# Claudio Magris: chi è?



## admin (19 Giugno 2013)

Un estratto di un suo bravo è uscito come traccia agli *esami di maturità 2013*, in tanti si chiedono: Ma *chi è Claudio Magris?*

E' uno scrittore, germanista senatore italiano e professore universitario. Nato il 10 Aprile del 1939. Insegna letteratura tedesca presso l'Università di Torino e quella di Trieste. Collabora con il Corriere della Sera.

*L'Infinito Viaggiare* è una sua opera del 1995


----------



## juventino (19 Giugno 2013)

Ma come si fa a mettere alla maturità un autore che non è manco accennato nei libri di testo?


----------



## Morto che parla (19 Giugno 2013)

Admin ha scritto:


> Un estratto di un suo bravo è uscito come traccia agli *esami di maturità 2013*, in tanti si chiedono: Ma *chi è Claudio Magris?*
> 
> E' uno scrittore, germanista senatore italiano e professore universitario. Nato il 10 Aprile del 1939. Insegna letteratura tedesca presso l'Università di Torino e quella di Trieste. Collabora con il Corriere della Sera.
> 
> *L'Infinito Viaggiare* è una sua opera del 1995



Arg! Tedeschi anche qui!!!

Domani manifestazione Grillina


----------



## Andreas89 (19 Giugno 2013)

Folle mettere Magris, sconosciuto ai più o quantomeno ai ragazzi di 18 anni.....


----------



## AntaniPioco (19 Giugno 2013)

Andreas89 ha scritto:


> Folle mettere Magris, sconosciuto ai più o quantomeno ai ragazzi di 18 anni.....

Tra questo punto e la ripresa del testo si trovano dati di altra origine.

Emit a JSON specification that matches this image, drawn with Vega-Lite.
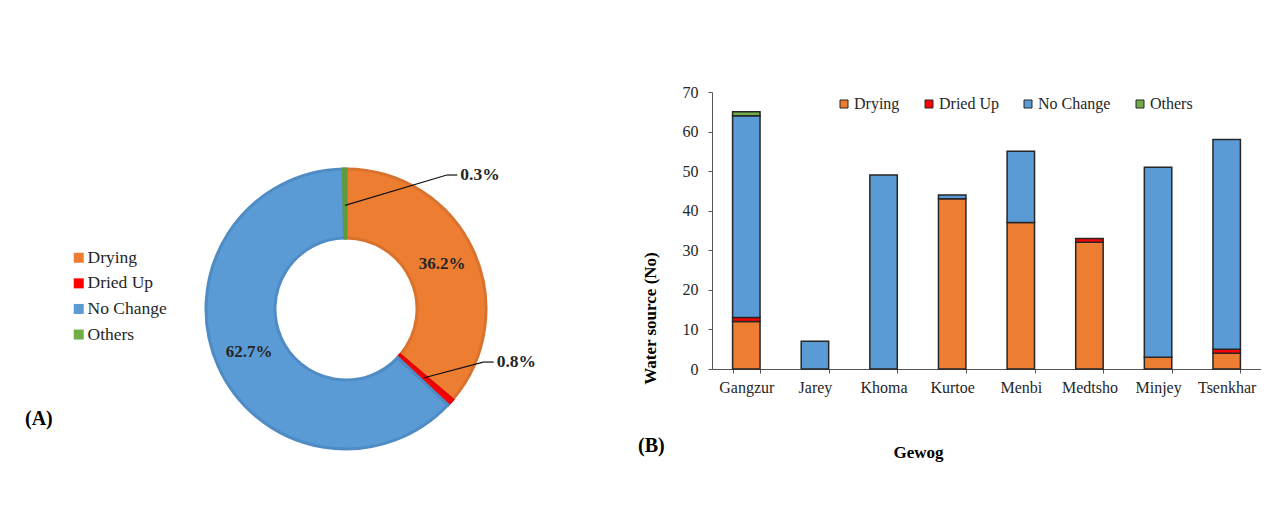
{
  "$schema": "https://vega.github.io/schema/vega-lite/v6.json",
  "padding": {"left": 25, "top": 84, "right": 0, "bottom": 0},
  "background": "white",
  "config": {
    "view": {"stroke": null},
    "font": "Liberation Serif",
    "axis": {"labelFont": "Liberation Serif", "titleFont": "Liberation Serif", "labelFontSize": 16, "titleFontSize": 17, "labelColor": "#262626", "titleColor": "#000000", "domainColor": "#555555", "tickColor": "#555555", "grid": false},
    "legend": {"labelFont": "Liberation Serif", "labelColor": "#262626"},
    "title": {"font": "Liberation Serif"}
  },
  "datasets": {
    "share": [
      {"status": "Drying", "pct": 36.2},
      {"status": "Dried Up", "pct": 0.8},
      {"status": "No Change", "pct": 62.7},
      {"status": "Others", "pct": 0.3}
    ],
    "sources": [
      {"gewog": "Gangzur", "status": "Drying", "count": 12},
      {"gewog": "Gangzur", "status": "Dried Up", "count": 1},
      {"gewog": "Gangzur", "status": "No Change", "count": 51},
      {"gewog": "Gangzur", "status": "Others", "count": 1},
      {"gewog": "Jarey", "status": "No Change", "count": 7},
      {"gewog": "Khoma", "status": "No Change", "count": 49},
      {"gewog": "Kurtoe", "status": "Drying", "count": 43},
      {"gewog": "Kurtoe", "status": "No Change", "count": 1},
      {"gewog": "Menbi", "status": "Drying", "count": 37},
      {"gewog": "Menbi", "status": "No Change", "count": 18},
      {"gewog": "Medtsho", "status": "Drying", "count": 32},
      {"gewog": "Medtsho", "status": "Dried Up", "count": 1},
      {"gewog": "Minjey", "status": "Drying", "count": 3},
      {"gewog": "Minjey", "status": "No Change", "count": 48},
      {"gewog": "Tsenkhar", "status": "Drying", "count": 4},
      {"gewog": "Tsenkhar", "status": "Dried Up", "count": 1},
      {"gewog": "Tsenkhar", "status": "No Change", "count": 53}
    ]
  },
  "resolve": {"scale": {"color": "independent"}, "legend": {"color": "independent"}},
  "spacing": 101,
  "hconcat": [
    {
      "width": 280,
      "height": 434,
      "data": {"name": "share"},
      "transform": [
        {"calculate": "indexof(['Drying','Dried Up','No Change','Others'], datum.status)", "as": "ord"}
      ],
      "title": {"text": "(A)", "orient": "bottom", "anchor": "start", "frame": "bounds", "fontSize": 20, "fontWeight": "bold", "color": "#000000", "dx": -45, "dy": -121},
      "layer": [
        {
          "mark": {"type": "arc", "outerRadius": 140, "innerRadius": 71, "strokeWidth": 3},
          "encoding": {
            "theta": {"field": "pct", "type": "quantitative", "stack": true},
            "order": {"field": "ord", "type": "quantitative"},
            "color": {
              "field": "status", "type": "nominal",
              "scale": {"domain": ["Drying", "Dried Up", "No Change", "Others"], "range": ["#ED7D31", "#FF0000", "#5B9BD5", "#70AD47"]},
              "legend": {"orient": "none", "legendX": -136, "legendY": 157, "title": null, "symbolType": "square", "symbolSize": 100, "symbolStrokeWidth": 0, "labelFontSize": 17.5, "rowPadding": 6.6, "labelOffset": 0, "padding": 0}
            },
            "stroke": {
              "field": "status", "type": "nominal",
              "scale": {"domain": ["Drying", "Dried Up", "No Change", "Others"], "range": ["#D8722D", "#E80000", "#4F8BC4", "#5F9A3C"]},
              "legend": null
            }
          }
        },
        {
          "transform": [{"calculate": "datum.pct > 5 ? format(datum.pct, '.1f') + '%' : ''", "as": "lab"}],
          "mark": {"type": "text", "radius": 106, "fontSize": 17, "fontWeight": "bold", "color": "#262626"},
          "encoding": {
            "theta": {"field": "pct", "type": "quantitative", "stack": true},
            "order": {"field": "ord", "type": "quantitative"},
            "detail": {"field": "status", "type": "nominal"},
            "text": {"field": "lab", "type": "nominal"}
          }
        },
        {
          "transform": [
            {"window": [{"op": "sum", "field": "pct", "as": "cum"}], "sort": [{"field": "ord"}]},
            {"filter": "datum.pct < 1"},
            {"calculate": "(datum.cum - datum.pct / 2) / 100 * 2 * PI", "as": "mid"},
            {"calculate": "0.74 * sin(datum.mid)", "as": "sx"},
            {"calculate": "0.74 * cos(datum.mid)", "as": "sy"},
            {"calculate": "datum.status == 'Others' ? 0.72 : 0.98", "as": "ex"},
            {"calculate": "datum.status == 'Others' ? 0.957 : -0.379", "as": "ey"},
            {"calculate": "datum.ex + 0.075", "as": "lx"},
            {"calculate": "format(datum.pct, '.1f') + '%'", "as": "lab"}
          ],
          "layer": [
            {
              "mark": {"type": "rule", "color": "#111111", "strokeWidth": 1.2},
              "encoding": {
                "x": {"field": "sx", "type": "quantitative", "scale": {"domain": [-1, 1], "nice": false, "zero": false}, "axis": null},
                "y": {"field": "sy", "type": "quantitative", "scale": {"domain": [-1.55, 1.55], "nice": false, "zero": false}, "axis": null},
                "x2": {"field": "ex"},
                "y2": {"field": "ey"}
              }
            },
            {
              "mark": {"type": "rule", "color": "#111111", "strokeWidth": 1.2},
              "encoding": {
                "x": {"field": "ex", "type": "quantitative", "scale": {"domain": [-1, 1], "nice": false, "zero": false}, "axis": null},
                "y": {"field": "ey", "type": "quantitative", "scale": {"domain": [-1.55, 1.55], "nice": false, "zero": false}, "axis": null},
                "x2": {"field": "lx"}
              }
            },
            {
              "mark": {"type": "text", "align": "left", "baseline": "middle", "dx": 3, "fontSize": 17.5, "fontWeight": "bold", "color": "#262626"},
              "encoding": {
                "x": {"field": "lx", "type": "quantitative", "scale": {"domain": [-1, 1], "nice": false, "zero": false}, "axis": null},
                "y": {"field": "ey", "type": "quantitative", "scale": {"domain": [-1.55, 1.55], "nice": false, "zero": false}, "axis": null},
                "text": {"field": "lab", "type": "nominal"}
              }
            }
          ]
        }
      ]
    },
    {
      "width": 549,
      "height": 277,
      "data": {"name": "sources"},
      "transform": [
        {"calculate": "indexof(['Drying','Dried Up','No Change','Others'], datum.status)", "as": "ord"}
      ],
      "title": {"text": "(B)", "orient": "bottom", "anchor": "start", "frame": "bounds", "fontSize": 20, "fontWeight": "bold", "color": "#000000", "dx": -3, "dy": -28},
      "mark": {"type": "bar", "stroke": "#262626", "strokeWidth": 1.5},
      "encoding": {
        "x": {
          "field": "gewog", "type": "nominal",
          "sort": ["Gangzur", "Jarey", "Khoma", "Kurtoe", "Menbi", "Medtsho", "Minjey", "Tsenkhar"],
          "scale": {"paddingInner": 0.6, "paddingOuter": 0.3},
          "axis": {"title": "Gewog", "labelAngle": 0, "tickBand": "extent", "tickSize": 4, "labelPadding": 6, "titleFontWeight": "bold", "titleX": 206, "titleY": 75}
        },
        "y": {
          "field": "count", "type": "quantitative", "stack": "zero",
          "scale": {"domain": [0, 70], "nice": false},
          "axis": {"title": "Water source (No)", "values": [0, 10, 20, 30, 40, 50, 60, 70], "tickSize": 4, "labelPadding": 10, "titleFontWeight": "bold", "titlePadding": 23, "titleY": 226}
        },
        "color": {
          "field": "status", "type": "nominal",
          "scale": {"domain": ["Drying", "Dried Up", "No Change", "Others"], "range": ["#ED7D31", "#FF0000", "#5B9BD5", "#70AD47"]},
          "legend": {"orient": "none", "legendX": 124, "legendY": 4, "direction": "horizontal", "columns": 4, "title": null, "symbolType": "square", "symbolSize": 64, "symbolStrokeColor": "#262626", "symbolStrokeWidth": 1, "labelFontSize": 16, "columnPadding": 21, "labelOffset": 2, "padding": 0}
        },
        "order": {"field": "ord", "type": "quantitative"}
      }
    }
  ]
}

ma non è questo il problema... quanto che non è nei programmi ministeriali, probabilmente neanche i professori (fissati solo con i poeti dell'800 e primo novecento, per loro l'innovazione non esiste) lo conoscono


----------



## mefisto94 (19 Giugno 2013)

Me lo sto chiedendo da stamattina...


----------